━━━━━ GIVEN DATA ━━━━━
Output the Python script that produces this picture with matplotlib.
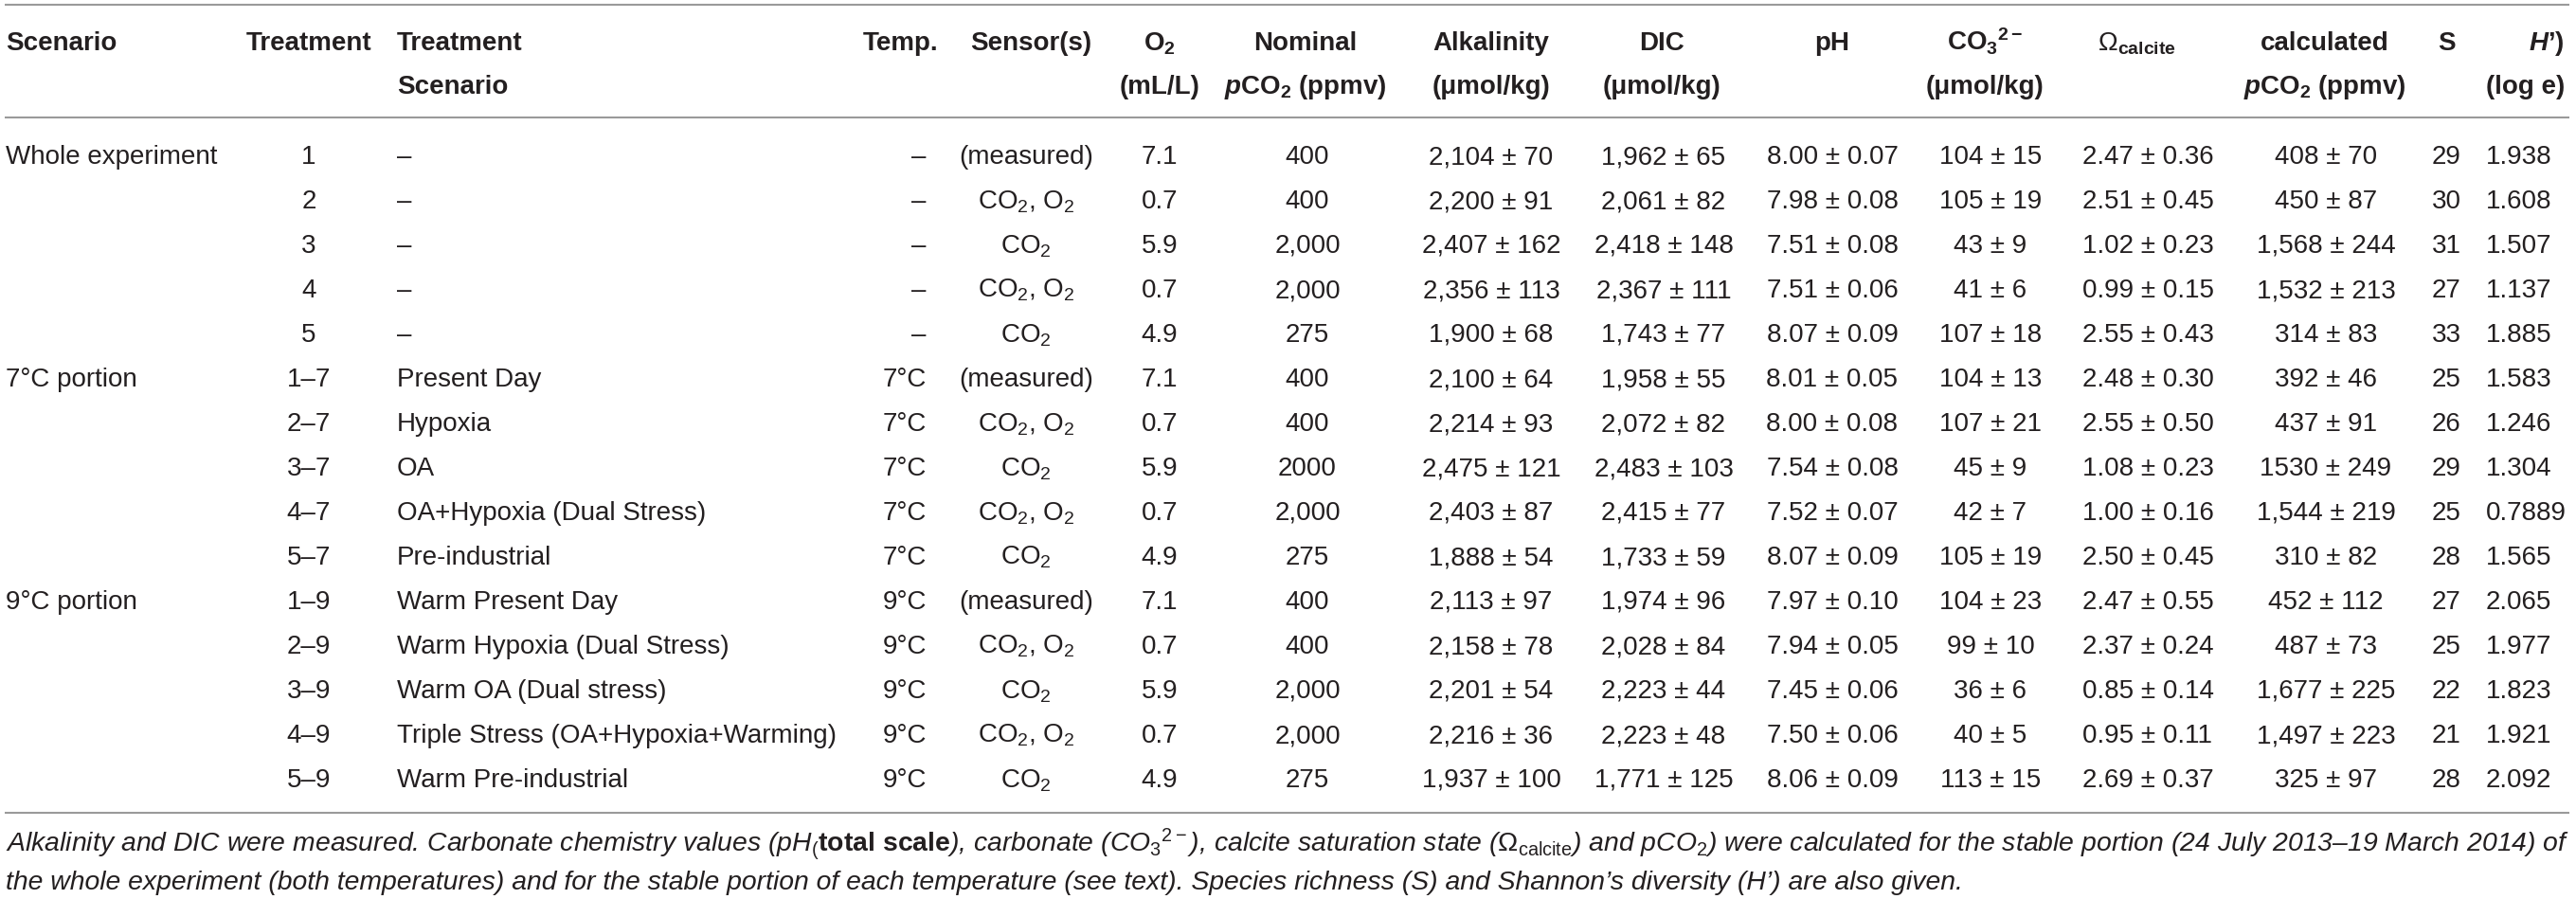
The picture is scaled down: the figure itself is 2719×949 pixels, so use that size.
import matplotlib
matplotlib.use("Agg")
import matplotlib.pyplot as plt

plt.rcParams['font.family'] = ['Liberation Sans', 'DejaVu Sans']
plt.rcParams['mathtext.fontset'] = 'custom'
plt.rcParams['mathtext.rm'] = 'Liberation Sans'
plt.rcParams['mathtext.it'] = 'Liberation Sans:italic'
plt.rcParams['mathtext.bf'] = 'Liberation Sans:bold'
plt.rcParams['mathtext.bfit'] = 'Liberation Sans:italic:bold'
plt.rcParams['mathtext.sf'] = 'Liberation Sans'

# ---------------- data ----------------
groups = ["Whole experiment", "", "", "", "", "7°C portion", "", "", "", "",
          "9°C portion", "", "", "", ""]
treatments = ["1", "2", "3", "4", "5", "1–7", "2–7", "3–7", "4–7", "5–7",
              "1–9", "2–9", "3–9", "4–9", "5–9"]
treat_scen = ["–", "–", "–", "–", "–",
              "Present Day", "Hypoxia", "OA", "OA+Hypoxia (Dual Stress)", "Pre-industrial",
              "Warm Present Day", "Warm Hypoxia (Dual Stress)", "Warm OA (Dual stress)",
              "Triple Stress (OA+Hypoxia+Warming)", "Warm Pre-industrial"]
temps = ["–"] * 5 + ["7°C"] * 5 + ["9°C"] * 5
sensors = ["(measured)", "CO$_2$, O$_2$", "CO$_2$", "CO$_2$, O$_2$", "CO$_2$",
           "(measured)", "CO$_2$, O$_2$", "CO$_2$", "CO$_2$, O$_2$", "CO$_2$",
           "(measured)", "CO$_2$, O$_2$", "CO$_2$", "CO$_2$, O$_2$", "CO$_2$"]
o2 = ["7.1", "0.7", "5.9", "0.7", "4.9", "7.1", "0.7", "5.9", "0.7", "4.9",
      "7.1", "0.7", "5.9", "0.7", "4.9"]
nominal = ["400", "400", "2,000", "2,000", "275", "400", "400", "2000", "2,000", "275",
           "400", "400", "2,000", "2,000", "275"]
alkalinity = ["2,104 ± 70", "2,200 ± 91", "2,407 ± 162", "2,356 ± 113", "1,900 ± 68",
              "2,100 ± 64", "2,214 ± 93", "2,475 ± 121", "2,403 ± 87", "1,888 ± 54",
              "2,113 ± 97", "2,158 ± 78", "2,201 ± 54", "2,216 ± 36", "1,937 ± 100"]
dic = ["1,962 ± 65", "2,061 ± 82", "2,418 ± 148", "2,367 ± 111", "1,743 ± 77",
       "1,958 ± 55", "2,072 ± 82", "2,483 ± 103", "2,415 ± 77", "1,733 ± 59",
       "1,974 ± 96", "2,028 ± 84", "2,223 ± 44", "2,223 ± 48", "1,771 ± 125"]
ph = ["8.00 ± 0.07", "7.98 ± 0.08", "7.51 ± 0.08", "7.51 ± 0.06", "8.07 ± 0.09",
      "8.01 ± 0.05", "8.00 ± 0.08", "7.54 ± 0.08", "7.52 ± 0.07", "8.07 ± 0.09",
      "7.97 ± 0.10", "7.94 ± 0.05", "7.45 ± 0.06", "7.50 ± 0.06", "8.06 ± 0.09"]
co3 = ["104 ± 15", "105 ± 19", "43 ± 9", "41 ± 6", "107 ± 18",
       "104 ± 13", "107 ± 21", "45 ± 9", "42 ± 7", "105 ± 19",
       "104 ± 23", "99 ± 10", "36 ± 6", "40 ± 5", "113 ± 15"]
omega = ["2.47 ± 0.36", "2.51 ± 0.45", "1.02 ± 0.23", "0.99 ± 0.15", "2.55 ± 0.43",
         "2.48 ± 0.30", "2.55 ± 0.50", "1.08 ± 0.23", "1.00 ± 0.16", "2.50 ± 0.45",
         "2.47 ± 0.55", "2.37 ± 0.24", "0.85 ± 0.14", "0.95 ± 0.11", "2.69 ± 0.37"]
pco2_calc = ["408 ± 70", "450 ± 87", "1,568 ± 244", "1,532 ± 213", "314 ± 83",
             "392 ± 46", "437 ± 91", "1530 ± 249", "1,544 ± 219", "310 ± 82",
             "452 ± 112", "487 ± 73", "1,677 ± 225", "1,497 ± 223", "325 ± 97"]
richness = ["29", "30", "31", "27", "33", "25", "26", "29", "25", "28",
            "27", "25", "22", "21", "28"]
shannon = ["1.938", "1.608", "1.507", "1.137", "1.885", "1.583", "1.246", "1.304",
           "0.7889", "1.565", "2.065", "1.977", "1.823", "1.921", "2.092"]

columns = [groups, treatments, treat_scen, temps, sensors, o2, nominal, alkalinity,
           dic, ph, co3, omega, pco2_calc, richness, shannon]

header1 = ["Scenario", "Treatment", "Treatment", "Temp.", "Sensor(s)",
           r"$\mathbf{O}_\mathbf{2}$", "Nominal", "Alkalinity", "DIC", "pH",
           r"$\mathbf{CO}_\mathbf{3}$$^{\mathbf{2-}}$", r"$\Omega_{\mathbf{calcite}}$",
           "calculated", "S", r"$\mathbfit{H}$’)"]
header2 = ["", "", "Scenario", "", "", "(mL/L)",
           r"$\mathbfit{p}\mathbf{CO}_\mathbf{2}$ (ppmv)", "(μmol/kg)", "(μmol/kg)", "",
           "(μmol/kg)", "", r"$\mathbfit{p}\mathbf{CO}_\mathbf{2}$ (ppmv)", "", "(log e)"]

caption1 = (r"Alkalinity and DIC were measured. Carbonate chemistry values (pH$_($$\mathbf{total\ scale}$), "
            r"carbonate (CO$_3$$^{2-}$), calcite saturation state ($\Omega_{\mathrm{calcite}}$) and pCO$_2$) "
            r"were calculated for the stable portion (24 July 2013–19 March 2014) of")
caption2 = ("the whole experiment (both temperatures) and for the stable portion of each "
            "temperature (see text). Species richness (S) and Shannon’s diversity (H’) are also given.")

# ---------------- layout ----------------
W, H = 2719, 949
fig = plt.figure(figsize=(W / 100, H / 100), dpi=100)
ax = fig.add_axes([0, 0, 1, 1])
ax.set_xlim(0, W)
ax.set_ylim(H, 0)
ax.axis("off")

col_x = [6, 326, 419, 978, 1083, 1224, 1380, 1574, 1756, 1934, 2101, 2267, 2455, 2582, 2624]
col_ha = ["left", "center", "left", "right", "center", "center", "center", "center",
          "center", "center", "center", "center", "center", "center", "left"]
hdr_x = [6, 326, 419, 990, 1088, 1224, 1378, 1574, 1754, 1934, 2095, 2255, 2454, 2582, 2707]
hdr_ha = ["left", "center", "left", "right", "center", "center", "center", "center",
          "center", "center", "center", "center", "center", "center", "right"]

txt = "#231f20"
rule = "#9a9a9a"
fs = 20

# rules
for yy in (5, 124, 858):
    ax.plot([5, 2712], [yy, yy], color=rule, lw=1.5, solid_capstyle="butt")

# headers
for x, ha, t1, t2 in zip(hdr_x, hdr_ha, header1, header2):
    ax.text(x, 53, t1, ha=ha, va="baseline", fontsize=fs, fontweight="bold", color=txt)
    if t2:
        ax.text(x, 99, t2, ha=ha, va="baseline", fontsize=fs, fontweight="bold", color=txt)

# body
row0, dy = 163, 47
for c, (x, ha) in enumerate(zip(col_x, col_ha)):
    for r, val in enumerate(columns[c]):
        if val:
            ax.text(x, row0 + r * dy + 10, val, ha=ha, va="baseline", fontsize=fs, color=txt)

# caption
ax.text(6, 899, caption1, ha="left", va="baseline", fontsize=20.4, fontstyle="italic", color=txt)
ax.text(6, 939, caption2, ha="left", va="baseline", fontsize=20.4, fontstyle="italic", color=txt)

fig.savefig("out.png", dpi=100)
━━━━━
» **WHAT YOU SHOULD DO**
Where a line holds the string "picture", copy that line.

» **EXERCISE RESPONSE**
Output the Python script that produces this picture with matplotlib.
The picture is scaled down: the figure itself is 2719×949 pixels, so use that size.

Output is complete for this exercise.